"""

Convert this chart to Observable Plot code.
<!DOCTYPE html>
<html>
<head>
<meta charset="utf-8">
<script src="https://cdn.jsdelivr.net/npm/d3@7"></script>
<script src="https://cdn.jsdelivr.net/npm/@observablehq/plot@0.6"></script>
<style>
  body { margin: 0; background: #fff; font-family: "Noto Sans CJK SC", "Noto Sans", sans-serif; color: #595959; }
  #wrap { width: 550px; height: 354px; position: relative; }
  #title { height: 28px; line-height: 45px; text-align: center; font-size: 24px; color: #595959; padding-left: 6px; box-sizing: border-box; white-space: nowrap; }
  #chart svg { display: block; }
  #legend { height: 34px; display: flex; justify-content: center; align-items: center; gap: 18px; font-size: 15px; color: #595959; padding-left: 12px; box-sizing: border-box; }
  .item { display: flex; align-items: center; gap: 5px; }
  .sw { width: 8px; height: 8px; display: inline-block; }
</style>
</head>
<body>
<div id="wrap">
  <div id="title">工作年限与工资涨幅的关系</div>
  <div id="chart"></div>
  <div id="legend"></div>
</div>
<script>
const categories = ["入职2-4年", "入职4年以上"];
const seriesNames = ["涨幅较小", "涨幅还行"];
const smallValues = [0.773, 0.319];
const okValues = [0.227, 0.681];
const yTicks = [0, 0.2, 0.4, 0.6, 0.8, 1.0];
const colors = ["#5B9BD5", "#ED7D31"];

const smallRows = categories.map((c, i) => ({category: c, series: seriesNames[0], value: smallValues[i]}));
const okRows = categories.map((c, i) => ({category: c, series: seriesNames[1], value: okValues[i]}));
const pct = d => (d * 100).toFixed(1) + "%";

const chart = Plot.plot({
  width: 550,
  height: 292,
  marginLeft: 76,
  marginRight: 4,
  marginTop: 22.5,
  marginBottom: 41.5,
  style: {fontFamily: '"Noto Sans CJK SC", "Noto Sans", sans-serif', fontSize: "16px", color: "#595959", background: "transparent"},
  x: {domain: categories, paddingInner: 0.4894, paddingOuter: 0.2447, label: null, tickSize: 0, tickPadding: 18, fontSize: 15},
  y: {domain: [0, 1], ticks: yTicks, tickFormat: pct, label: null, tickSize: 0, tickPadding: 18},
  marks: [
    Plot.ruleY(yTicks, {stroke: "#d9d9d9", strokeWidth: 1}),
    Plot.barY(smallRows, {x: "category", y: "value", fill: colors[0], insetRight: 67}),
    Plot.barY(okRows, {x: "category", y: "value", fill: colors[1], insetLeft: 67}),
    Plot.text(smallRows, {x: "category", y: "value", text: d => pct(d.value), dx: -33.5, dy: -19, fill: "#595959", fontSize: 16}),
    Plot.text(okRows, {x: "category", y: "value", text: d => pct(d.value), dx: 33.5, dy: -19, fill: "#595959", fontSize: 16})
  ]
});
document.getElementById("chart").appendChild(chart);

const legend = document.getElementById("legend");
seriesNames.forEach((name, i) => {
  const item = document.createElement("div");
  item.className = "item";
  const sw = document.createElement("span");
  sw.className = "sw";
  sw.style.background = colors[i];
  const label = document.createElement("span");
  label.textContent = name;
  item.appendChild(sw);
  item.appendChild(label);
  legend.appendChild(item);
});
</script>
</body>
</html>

"""

*Written request:*
Write out all the lines again, exactly as they are.

*Exercise result:*
Convert this chart to Observable Plot code.
<!DOCTYPE html>
<html>
<head>
<meta charset="utf-8">
<script src="https://cdn.jsdelivr.net/npm/d3@7"></script>
<script src="https://cdn.jsdelivr.net/npm/@observablehq/plot@0.6"></script>
<style>
  body { margin: 0; background: #fff; font-family: "Noto Sans CJK SC", "Noto Sans", sans-serif; color: #595959; }
  #wrap { width: 550px; height: 354px; position: relative; }
  #title { height: 28px; line-height: 45px; text-align: center; font-size: 24px; color: #595959; padding-left: 6px; box-sizing: border-box; white-space: nowrap; }
  #chart svg { display: block; }
  #legend { height: 34px; display: flex; justify-content: center; align-items: center; gap: 18px; font-size: 15px; color: #595959; padding-left: 12px; box-sizing: border-box; }
  .item { display: flex; align-items: center; gap: 5px; }
  .sw { width: 8px; height: 8px; display: inline-block; }
</style>
</head>
<body>
<div id="wrap">
  <div id="title">工作年限与工资涨幅的关系</div>
  <div id="chart"></div>
  <div id="legend"></div>
</div>
<script>
const categories = ["入职2-4年", "入职4年以上"];
const seriesNames = ["涨幅较小", "涨幅还行"];
const smallValues = [0.773, 0.319];
const okValues = [0.227, 0.681];
const yTicks = [0, 0.2, 0.4, 0.6, 0.8, 1.0];
const colors = ["#5B9BD5", "#ED7D31"];

const smallRows = categories.map((c, i) => ({category: c, series: seriesNames[0], value: smallValues[i]}));
const okRows = categories.map((c, i) => ({category: c, series: seriesNames[1], value: okValues[i]}));
const pct = d => (d * 100).toFixed(1) + "%";

const chart = Plot.plot({
  width: 550,
  height: 292,
  marginLeft: 76,
  marginRight: 4,
  marginTop: 22.5,
  marginBottom: 41.5,
  style: {fontFamily: '"Noto Sans CJK SC", "Noto Sans", sans-serif', fontSize: "16px", color: "#595959", background: "transparent"},
  x: {domain: categories, paddingInner: 0.4894, paddingOuter: 0.2447, label: null, tickSize: 0, tickPadding: 18, fontSize: 15},
  y: {domain: [0, 1], ticks: yTicks, tickFormat: pct, label: null, tickSize: 0, tickPadding: 18},
  marks: [
    Plot.ruleY(yTicks, {stroke: "#d9d9d9", strokeWidth: 1}),
    Plot.barY(smallRows, {x: "category", y: "value", fill: colors[0], insetRight: 67}),
    Plot.barY(okRows, {x: "category", y: "value", fill: colors[1], insetLeft: 67}),
    Plot.text(smallRows, {x: "category", y: "value", text: d => pct(d.value), dx: -33.5, dy: -19, fill: "#595959", fontSize: 16}),
    Plot.text(okRows, {x: "category", y: "value", text: d => pct(d.value), dx: 33.5, dy: -19, fill: "#595959", fontSize: 16})
  ]
});
document.getElementById("chart").appendChild(chart);

const legend = document.getElementById("legend");
seriesNames.forEach((name, i) => {
  const item = document.createElement("div");
  item.className = "item";
  const sw = document.createElement("span");
  sw.className = "sw";
  sw.style.background = colors[i];
  const label = document.createElement("span");
  label.textContent = name;
  item.appendChild(sw);
  item.appendChild(label);
  legend.appendChild(item);
});
</script>
</body>
</html>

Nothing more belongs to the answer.